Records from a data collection
━━━━━━━━━━━━━━━━

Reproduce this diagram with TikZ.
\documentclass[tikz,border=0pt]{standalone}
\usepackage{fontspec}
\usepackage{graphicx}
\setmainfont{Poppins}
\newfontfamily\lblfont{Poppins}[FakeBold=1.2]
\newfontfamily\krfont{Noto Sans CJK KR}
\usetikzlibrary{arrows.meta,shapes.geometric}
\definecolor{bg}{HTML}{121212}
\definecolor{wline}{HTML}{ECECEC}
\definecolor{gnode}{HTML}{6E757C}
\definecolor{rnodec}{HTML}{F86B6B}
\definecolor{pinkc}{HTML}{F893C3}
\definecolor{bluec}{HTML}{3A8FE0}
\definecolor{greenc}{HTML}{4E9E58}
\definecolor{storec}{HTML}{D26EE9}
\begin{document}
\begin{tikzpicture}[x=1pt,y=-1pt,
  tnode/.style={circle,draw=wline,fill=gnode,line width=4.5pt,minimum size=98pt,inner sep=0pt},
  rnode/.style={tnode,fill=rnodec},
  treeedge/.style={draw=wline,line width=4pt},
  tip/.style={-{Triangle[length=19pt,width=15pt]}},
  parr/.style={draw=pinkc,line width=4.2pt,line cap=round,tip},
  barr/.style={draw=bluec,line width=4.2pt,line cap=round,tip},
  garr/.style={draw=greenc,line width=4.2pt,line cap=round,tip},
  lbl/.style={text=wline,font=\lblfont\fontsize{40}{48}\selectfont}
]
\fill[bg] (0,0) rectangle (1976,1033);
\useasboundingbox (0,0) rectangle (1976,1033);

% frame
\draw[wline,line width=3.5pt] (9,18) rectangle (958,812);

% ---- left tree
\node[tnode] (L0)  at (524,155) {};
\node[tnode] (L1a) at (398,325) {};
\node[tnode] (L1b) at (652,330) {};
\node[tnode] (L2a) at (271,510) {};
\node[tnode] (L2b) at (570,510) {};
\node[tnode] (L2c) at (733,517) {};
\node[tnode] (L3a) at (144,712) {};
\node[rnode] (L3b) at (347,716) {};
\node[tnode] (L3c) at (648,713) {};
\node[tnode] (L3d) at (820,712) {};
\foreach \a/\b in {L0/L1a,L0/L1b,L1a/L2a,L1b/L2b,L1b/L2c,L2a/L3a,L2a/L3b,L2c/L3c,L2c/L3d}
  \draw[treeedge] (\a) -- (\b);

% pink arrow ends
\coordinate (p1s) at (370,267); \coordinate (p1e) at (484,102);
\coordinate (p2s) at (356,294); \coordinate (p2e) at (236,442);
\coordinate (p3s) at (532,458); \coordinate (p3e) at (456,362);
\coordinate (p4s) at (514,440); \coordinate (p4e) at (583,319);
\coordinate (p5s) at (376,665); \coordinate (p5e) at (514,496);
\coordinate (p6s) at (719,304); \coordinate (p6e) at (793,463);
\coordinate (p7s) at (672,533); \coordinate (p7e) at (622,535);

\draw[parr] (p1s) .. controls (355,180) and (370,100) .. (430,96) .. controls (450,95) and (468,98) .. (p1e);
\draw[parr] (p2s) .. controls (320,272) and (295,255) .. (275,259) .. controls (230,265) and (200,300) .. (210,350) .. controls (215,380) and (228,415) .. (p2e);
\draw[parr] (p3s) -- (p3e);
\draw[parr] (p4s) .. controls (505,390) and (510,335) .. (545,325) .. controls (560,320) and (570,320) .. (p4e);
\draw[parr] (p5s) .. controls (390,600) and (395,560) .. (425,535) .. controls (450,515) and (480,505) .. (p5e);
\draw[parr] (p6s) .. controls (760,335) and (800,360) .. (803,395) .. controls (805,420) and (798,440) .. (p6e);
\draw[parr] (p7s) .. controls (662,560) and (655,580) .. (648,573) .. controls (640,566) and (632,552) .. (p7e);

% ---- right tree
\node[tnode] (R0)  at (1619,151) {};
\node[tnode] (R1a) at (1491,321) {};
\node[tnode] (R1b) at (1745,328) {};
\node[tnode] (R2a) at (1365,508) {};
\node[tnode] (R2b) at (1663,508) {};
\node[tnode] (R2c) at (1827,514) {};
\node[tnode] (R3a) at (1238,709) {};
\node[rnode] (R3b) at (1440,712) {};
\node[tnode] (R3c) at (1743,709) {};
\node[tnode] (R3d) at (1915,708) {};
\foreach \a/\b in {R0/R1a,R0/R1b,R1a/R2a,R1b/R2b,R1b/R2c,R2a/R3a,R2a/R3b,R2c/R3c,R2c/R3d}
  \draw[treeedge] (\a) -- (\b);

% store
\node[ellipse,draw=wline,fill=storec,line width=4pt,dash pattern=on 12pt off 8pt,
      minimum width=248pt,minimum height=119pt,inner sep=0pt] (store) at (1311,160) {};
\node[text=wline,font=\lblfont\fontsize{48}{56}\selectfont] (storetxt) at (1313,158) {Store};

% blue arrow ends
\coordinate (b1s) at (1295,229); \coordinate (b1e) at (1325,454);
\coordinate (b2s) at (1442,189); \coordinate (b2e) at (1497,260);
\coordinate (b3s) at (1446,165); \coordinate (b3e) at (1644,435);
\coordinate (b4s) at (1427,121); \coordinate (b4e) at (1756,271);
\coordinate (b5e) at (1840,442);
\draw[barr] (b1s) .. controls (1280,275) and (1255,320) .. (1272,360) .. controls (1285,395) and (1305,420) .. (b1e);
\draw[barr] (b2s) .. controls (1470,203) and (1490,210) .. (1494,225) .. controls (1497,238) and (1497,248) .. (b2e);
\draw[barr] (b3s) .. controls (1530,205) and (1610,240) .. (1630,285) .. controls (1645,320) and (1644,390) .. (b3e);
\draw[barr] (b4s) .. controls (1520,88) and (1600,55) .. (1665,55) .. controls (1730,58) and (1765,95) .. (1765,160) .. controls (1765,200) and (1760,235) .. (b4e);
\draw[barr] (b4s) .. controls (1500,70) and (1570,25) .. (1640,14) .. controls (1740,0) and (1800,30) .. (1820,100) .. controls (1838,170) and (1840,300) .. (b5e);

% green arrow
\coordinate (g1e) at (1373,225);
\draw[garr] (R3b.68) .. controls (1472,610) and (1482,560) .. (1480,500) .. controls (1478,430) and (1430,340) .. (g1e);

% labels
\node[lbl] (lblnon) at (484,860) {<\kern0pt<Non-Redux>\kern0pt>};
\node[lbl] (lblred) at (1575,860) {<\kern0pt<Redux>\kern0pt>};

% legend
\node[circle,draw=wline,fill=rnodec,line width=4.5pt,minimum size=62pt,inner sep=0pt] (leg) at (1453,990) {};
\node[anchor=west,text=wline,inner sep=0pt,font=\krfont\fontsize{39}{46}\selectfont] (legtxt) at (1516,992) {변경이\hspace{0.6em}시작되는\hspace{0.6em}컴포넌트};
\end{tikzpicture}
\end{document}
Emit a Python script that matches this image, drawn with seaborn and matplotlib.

━━━━━━━━━━━━━━━━

WRITTEN REQUEST
Find each line that has the word "with", then copy it out.

TASK RESPONSE
Reproduce this diagram with TikZ.
Emit a Python script that matches this image, drawn with seaborn and matplotlib.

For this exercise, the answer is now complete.